Adding salt to the wound were the constant stream of taunts from England's Barmy Army as he took to the field for a hard-fought series, which England ultimately won 2-1.
“Getting divorced was a difficult time in my life and for my children. And it was my fault, so I have to live with it for the rest of my life,” Warne said while discussing the topic on Fox Cricket.
“A week before the Ashes series to do that and then have to drag myself off the canvas to get out there and play against a quality England side. To have the Barmy Army for six hours a day, not just 10 minutes singing songs and sing ‘where’s your missus gone?’
“I’m sitting there worrying about my children that I was hoping I was going to spend three months of the Ashes series with. But because of my own doing, they had to turn around and find a flight.
“I was pretty devastated with that and that was the lowest point of my life. And then I had to go out and play an Ashes series.”
Shane Warne describes frustrations of paparazzi attention
Warne has never been shy to put himself out in the public sphere, but he admitted the excessive attention he gets was often too much.
He described an incident where a shirtless stroll on his balcony had been snapped by a hidden photographer - prompting suggestions he'd been swanning around deliberately in a bid for attention.
“Like the other day I got out of the shower and was sitting on my balcony and I get papped on my balcony — which I had no idea the guy was there," he said.
“Next I read people saying ‘he just waned to strut with his shirt off on his balcony to get pictures’. Are you serious?
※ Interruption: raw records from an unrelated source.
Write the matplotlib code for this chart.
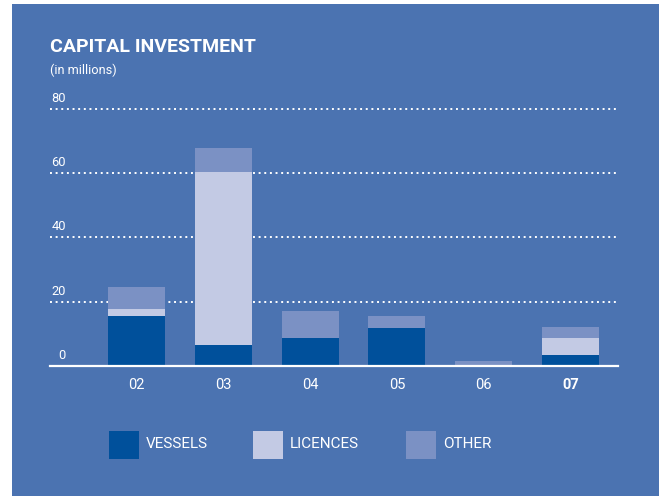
import matplotlib
matplotlib.use("Agg")
import matplotlib.pyplot as plt
from matplotlib.patches import Rectangle
import numpy as np

plt.rcParams['font.family'] = ['Roboto', 'DejaVu Sans']

# capital investment per year, in millions
years = ['02', '03', '04', '05', '06', '07']
vessels = [15.5, 6.5, 8.7, 11.8, 0.0, 3.4]
licences = [2.2, 53.8, 0.0, 0.0, 0.0, 5.3]
other = [6.9, 7.5, 8.4, 3.7, 1.7, 3.4]
series_names = ['VESSELS', 'LICENCES', 'OTHER']
yticks = [0, 20, 40, 60, 80]

bg = '#4b73b1'
colors = ['#00509b', '#c3cae4', '#7b91c4']

W, H = 659, 496
fig = plt.figure(figsize=(W / 100, H / 100), dpi=100)
fig.patch.set_facecolor('white')

def fx(px):
    return px / W

def fy(py):
    return 1 - py / H

# blue panel behind everything
fig.add_artist(Rectangle((fx(12), 0), 1 - fx(12), fy(4), transform=fig.transFigure,
                         facecolor=bg, edgecolor='none', zorder=-10))

ax = fig.add_axes([fx(50), fy(366), fx(618) - fx(50), fy(100) - fy(366)])
ax.set_facecolor('none')
ax.set_xlim(-1.0, 5.55)
ax.set_ylim(0, 266 / 3.216)

x = np.arange(len(years))
width = 0.655
bottom = np.zeros(len(years))
for vals, c in zip([vessels, licences, other], colors):
    ax.bar(x, vals, width, bottom=bottom, color=c, zorder=3)
    bottom += np.array(vals)

# dotted gridlines
for t in yticks[1:]:
    ax.axhline(t, color='white', lw=1.4, ls=(0, (1, 1.9)), zorder=1, clip_on=False)
ax.axhline(0, color='white', lw=1.6, zorder=4, clip_on=False)

for t in yticks:
    ax.annotate(str(t), xy=(0, t), xycoords=('axes fraction', 'data'),
                xytext=(11.5, 3), textcoords='offset points',
                ha='right', va='bottom', color='white', fontsize=9.3)

for s in ax.spines.values():
    s.set_visible(False)
ax.set_yticks([])
ax.set_xticks(x)
ax.set_xticklabels(years, color='white', fontsize=10.5)
ax.tick_params(axis='x', length=0, pad=8.5)
ax.get_xticklabels()[-1].set_fontweight('bold')

fig.text(fx(50), fy(47), 'CAPITAL INVESTMENT', color='white', fontsize=14,
         fontweight='bold', va='center', ha='left')
fig.text(fx(50), fy(70), '(in millions)', color='white', fontsize=9.2,
         va='center', ha='left')

# legend
leg_x = [109, 253, 406]
for name, c, lx in zip(series_names, colors, leg_x):
    fig.add_artist(Rectangle((fx(lx), fy(459)), 30 / W, 28 / H, transform=fig.transFigure,
                             facecolor=c, edgecolor='none'))
    fig.text(fx(lx + 37), fy(444), name, color='white', fontsize=11,
             va='center', ha='left')

fig.savefig('out.png', dpi=100, facecolor=fig.get_facecolor())
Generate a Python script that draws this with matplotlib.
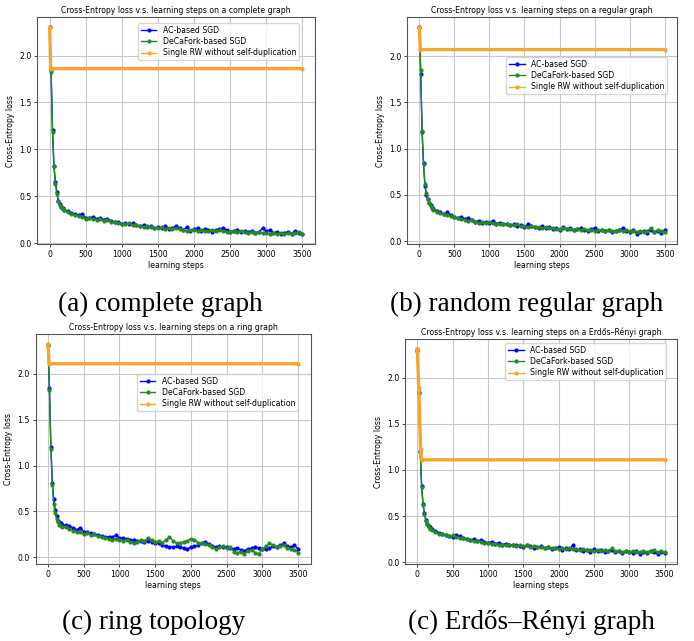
import matplotlib
matplotlib.use('Agg')
import matplotlib.pyplot as plt
import matplotlib.font_manager as fm
from matplotlib.lines import Line2D

# --- Data ---
STEPS = list(range(0, 201, 20)) + list(range(250, 3501, 50))

COMPLETE_AC = [2.30, 1.85, 1.21, 0.82, 0.65, 0.55, 0.45, 0.42, 0.39, 0.37, 0.35,
               0.34, 0.32, 0.31, 0.30, 0.31, 0.27, 0.27, 0.28, 0.26, 0.27,
               0.25, 0.26, 0.24, 0.22, 0.23, 0.20, 0.21, 0.20, 0.21, 0.19,
               0.18, 0.19, 0.17, 0.18, 0.16, 0.17, 0.16, 0.18, 0.15, 0.16,
               0.18, 0.16, 0.14, 0.17, 0.13, 0.15, 0.16, 0.13, 0.15, 0.14,
               0.12, 0.14, 0.15, 0.16, 0.14, 0.12, 0.13, 0.14, 0.12, 0.13,
               0.12, 0.13, 0.11, 0.12, 0.16, 0.13, 0.14, 0.11, 0.12, 0.10,
               0.11, 0.12, 0.10, 0.13, 0.11, 0.10]
COMPLETE_DECA = [2.30, 1.82, 1.18, 0.82, 0.63, 0.52, 0.45, 0.41, 0.38, 0.36, 0.35,
                 0.33, 0.31, 0.30, 0.29, 0.28, 0.26, 0.27, 0.26, 0.25, 0.26,
                 0.24, 0.25, 0.23, 0.22, 0.21, 0.20, 0.20, 0.21, 0.19, 0.19,
                 0.18, 0.17, 0.18, 0.17, 0.16, 0.16, 0.17, 0.15, 0.16, 0.15,
                 0.16, 0.15, 0.14, 0.13, 0.14, 0.14, 0.13, 0.14, 0.13, 0.13,
                 0.14, 0.13, 0.14, 0.13, 0.12, 0.12, 0.13, 0.12, 0.13, 0.12,
                 0.11, 0.12, 0.11, 0.12, 0.11, 0.11, 0.10, 0.11, 0.10, 0.11,
                 0.10, 0.11, 0.10, 0.11, 0.12, 0.10]
COMPLETE_RW_X = [0, 15, 3500]
COMPLETE_RW = [2.30, 1.86, 1.86]

REGULAR_AC = [2.31, 1.81, 1.18, 0.84, 0.60, 0.50, 0.45, 0.41, 0.39, 0.37, 0.35,
              0.33, 0.31, 0.29, 0.31, 0.28, 0.26, 0.25, 0.26, 0.24, 0.25,
              0.23, 0.21, 0.22, 0.20, 0.21, 0.20, 0.22, 0.19, 0.20, 0.18,
              0.19, 0.17, 0.18, 0.16, 0.17, 0.15, 0.18, 0.16, 0.15, 0.14,
              0.16, 0.14, 0.15, 0.13, 0.14, 0.12, 0.15, 0.13, 0.14, 0.12,
              0.13, 0.14, 0.12, 0.11, 0.13, 0.14, 0.11, 0.12, 0.11, 0.12,
              0.10, 0.11, 0.12, 0.14, 0.11, 0.10, 0.12, 0.08, 0.10, 0.11,
              0.09, 0.12, 0.10, 0.11, 0.09, 0.12]
REGULAR_DECA = [2.31, 1.85, 1.19, 0.83, 0.62, 0.52, 0.46, 0.41, 0.38, 0.36, 0.34,
                0.32, 0.30, 0.29, 0.28, 0.27, 0.26, 0.25, 0.24, 0.23, 0.22,
                0.23, 0.21, 0.20, 0.21, 0.20, 0.21, 0.20, 0.19, 0.19, 0.18,
                0.18, 0.17, 0.17, 0.18, 0.16, 0.16, 0.15, 0.16, 0.15, 0.15,
                0.14, 0.15, 0.14, 0.14, 0.13, 0.13, 0.14, 0.13, 0.13, 0.12,
                0.13, 0.12, 0.13, 0.12, 0.12, 0.11, 0.12, 0.12, 0.11, 0.12,
                0.11, 0.11, 0.12, 0.11, 0.12, 0.11, 0.11, 0.10, 0.11, 0.10,
                0.11, 0.14, 0.10, 0.12, 0.11, 0.10]
REGULAR_RW_X = [0, 15, 3500]
REGULAR_RW = [2.31, 2.07, 2.07]

RING_AC = [2.31, 1.84, 1.20, 0.81, 0.63, 0.52, 0.45, 0.40, 0.38, 0.37, 0.35,
           0.35, 0.34, 0.32, 0.30, 0.32, 0.28, 0.27, 0.26, 0.25, 0.24,
           0.23, 0.22, 0.22, 0.22, 0.24, 0.21, 0.21, 0.20, 0.19, 0.19,
           0.18, 0.18, 0.17, 0.18, 0.17, 0.16, 0.15, 0.13, 0.12, 0.11,
           0.11, 0.12, 0.11, 0.10, 0.09, 0.11, 0.12, 0.13, 0.15, 0.17,
           0.14, 0.12, 0.11, 0.12, 0.11, 0.11, 0.10, 0.09, 0.10, 0.08,
           0.07, 0.09, 0.10, 0.11, 0.10, 0.09, 0.09, 0.10, 0.12, 0.11,
           0.13, 0.15, 0.12, 0.11, 0.13, 0.09]
RING_DECA = [2.31, 1.82, 1.18, 0.79, 0.58, 0.48, 0.42, 0.38, 0.35, 0.34, 0.33,
             0.33, 0.31, 0.29, 0.27, 0.28, 0.25, 0.26, 0.24, 0.25, 0.23,
             0.22, 0.21, 0.20, 0.19, 0.20, 0.19, 0.18, 0.19, 0.17, 0.15,
             0.17, 0.19, 0.18, 0.21, 0.19, 0.17, 0.18, 0.16, 0.19, 0.22,
             0.18, 0.15, 0.16, 0.17, 0.18, 0.20, 0.19, 0.16, 0.15, 0.14,
             0.13, 0.11, 0.09, 0.11, 0.12, 0.10, 0.11, 0.06, 0.05, 0.06,
             0.04, 0.07, 0.08, 0.05, 0.04, 0.09, 0.12, 0.15, 0.13, 0.11,
             0.12, 0.13, 0.10, 0.09, 0.08, 0.05]
RING_RW_X = [0, 15, 3500]
RING_RW = [2.32, 2.11, 2.11]

ER_AC = [2.29, 1.83, 1.21, 0.83, 0.63, 0.53, 0.46, 0.41, 0.39, 0.38, 0.36,
         0.34, 0.32, 0.30, 0.29, 0.28, 0.27, 0.29, 0.28, 0.26, 0.25,
         0.24, 0.25, 0.23, 0.24, 0.22, 0.21, 0.22, 0.20, 0.21, 0.19,
         0.20, 0.18, 0.19, 0.18, 0.17, 0.16, 0.18, 0.17, 0.15, 0.16,
         0.17, 0.15, 0.16, 0.14, 0.15, 0.16, 0.13, 0.15, 0.14, 0.18,
         0.13, 0.14, 0.12, 0.13, 0.11, 0.14, 0.12, 0.13, 0.11, 0.12,
         0.13, 0.11, 0.12, 0.10, 0.12, 0.11, 0.10, 0.12, 0.09, 0.11,
         0.10, 0.12, 0.11, 0.09, 0.11, 0.10]
ER_DECA = [2.31, 1.85, 1.20, 0.82, 0.62, 0.52, 0.45, 0.41, 0.38, 0.36, 0.35,
           0.33, 0.31, 0.30, 0.29, 0.28, 0.29, 0.27, 0.26, 0.26, 0.25,
           0.24, 0.23, 0.23, 0.22, 0.21, 0.21, 0.20, 0.20, 0.19, 0.19,
           0.18, 0.19, 0.18, 0.17, 0.18, 0.17, 0.18, 0.16, 0.17, 0.16,
           0.16, 0.15, 0.16, 0.15, 0.15, 0.14, 0.15, 0.14, 0.15, 0.14,
           0.14, 0.13, 0.14, 0.13, 0.13, 0.12, 0.13, 0.12, 0.13, 0.12,
           0.15, 0.12, 0.12, 0.11, 0.12, 0.11, 0.12, 0.11, 0.11, 0.12,
           0.11, 0.12, 0.13, 0.11, 0.12, 0.11]
ER_RW_X = [0, 20, 45, 60, 3500]
ER_RW = [2.31, 1.89, 1.23, 1.11, 1.11]

LABELS = ['AC-based SGD', 'DeCaFork-based SGD', 'Single RW without self-duplication']

# --- Style ---
COLORS = ['blue', 'forestgreen', '#f7a531']
available = {f.name for f in fm.fontManager.ttflist}
if 'Liberation Sans Narrow' in available:
    SANS = ['Liberation Sans Narrow', 'DejaVu Sans']
    FS = 7
else:
    SANS = ['DejaVu Sans']
    FS = 5.6
plt.rcParams['font.family'] = SANS
SERIF = ['Liberation Serif', 'DejaVu Serif']


def plot_panel(ax, graph_name, ac, deca, rw_x, rw, legend_anchor):
    ax.plot(STEPS, ac, color=COLORS[0], marker='.', ms=4, lw=1.0)
    ax.plot(STEPS, deca, color=COLORS[1], marker='.', ms=4, lw=1.0)
    ax.plot(rw_x, rw, color=COLORS[2], marker='.', ms=4, lw=2.4)

    ax.set_title(f'Cross-Entropy loss v.s. learning steps on a {graph_name} graph',
                 fontsize=FS, pad=3)
    ax.set_xlabel('learning steps', fontsize=FS, labelpad=2)
    ax.set_ylabel('Cross-Entropy loss', fontsize=FS, labelpad=3)
    ax.set_xticks(range(0, 3501, 500))
    ax.set_yticks([0.0, 0.5, 1.0, 1.5, 2.0])
    ax.tick_params(labelsize=FS, length=2.5, pad=1.5, width=0.7, color='#444444')
    ax.grid(True, color='#c8c8c8', lw=0.8)
    for sp in ax.spines.values():
        sp.set_color('#555555')
        sp.set_linewidth(0.8)

    handles = [Line2D([], [], color=c, marker='.', ms=4, lw=1.0) for c in COLORS]
    ax.legend(handles, LABELS, loc='upper right', bbox_to_anchor=legend_anchor,
              borderaxespad=0, fontsize=FS, labelspacing=0.3, borderpad=0.35,
              handletextpad=0.8, framealpha=0.8)


fig = plt.figure(figsize=(6.94, 6.41), dpi=100)

ax_a = fig.add_axes([0.0533, 0.6193, 0.4006, 0.3541])
ax_b = fig.add_axes([0.5865, 0.6193, 0.3890, 0.3541])
ax_c = fig.add_axes([0.0512, 0.1201, 0.3963, 0.3588])
ax_d = fig.add_axes([0.5836, 0.1201, 0.3919, 0.3510])

plot_panel(ax_a, 'complete', COMPLETE_AC, COMPLETE_DECA, COMPLETE_RW_X, COMPLETE_RW, (0.942, 0.974))
plot_panel(ax_b, 'regular', REGULAR_AC, REGULAR_DECA, REGULAR_RW_X, REGULAR_RW, (0.963, 0.824))
plot_panel(ax_c, 'ring', RING_AC, RING_DECA, RING_RW_X, RING_RW, (0.954, 0.826))
plot_panel(ax_d, 'Erdős–Rényi', ER_AC, ER_DECA, ER_RW_X, ER_RW, (0.960, 0.983))

# subfigure captions
CAPTIONS = ['(a) complete graph', '(b) random regular graph',
            '(c) ring topology', '(c) Erdős–Rényi graph']
CAPTION_POS = [(0.2305, 0.5148), (0.7594, 0.5148), (0.2219, 0.0187), (0.7651, 0.0187)]
for text, (cx, cy) in zip(CAPTIONS, CAPTION_POS):
    fig.text(cx, cy, text, family=SERIF, fontsize=19.5, ha='center', va='baseline')

fig.savefig('out.png', dpi=100)
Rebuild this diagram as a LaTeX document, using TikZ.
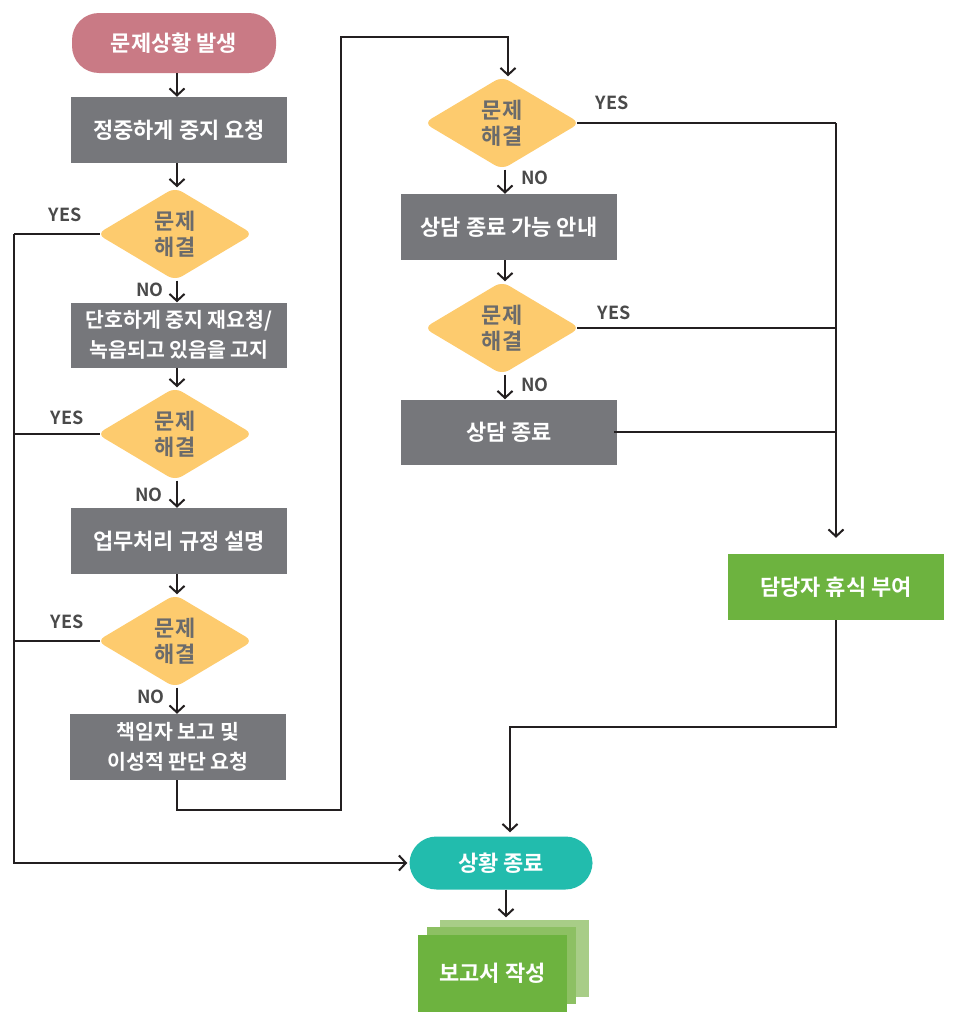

I’ve got my big fat guts out on the balcony, I should be able to have that privacy.”
Seeing his personal life play out in tabloid news and magazines was not what he wanted, Warne said.
The impact it had on his children, particularly at a younger age, was an aspect he found particularly disturbing, alleging there had been times the press had behaved in a downright dangerous manner in order to get pictures to sell.
“It’s not fair on my children to do that. I resented it for a while, I understand it now,” he said.
“To have to try and deal with it every day is hard for people to understand. A lot of people might say ‘get on with it, does it really matter?’
“But when it affects your life, your children’s lives. You don’t leave your house because you’re getting followed and they drive like maniacs and try and cut you off and your kids get scared in the car so you stay in the house. That’s a bit of an issue.”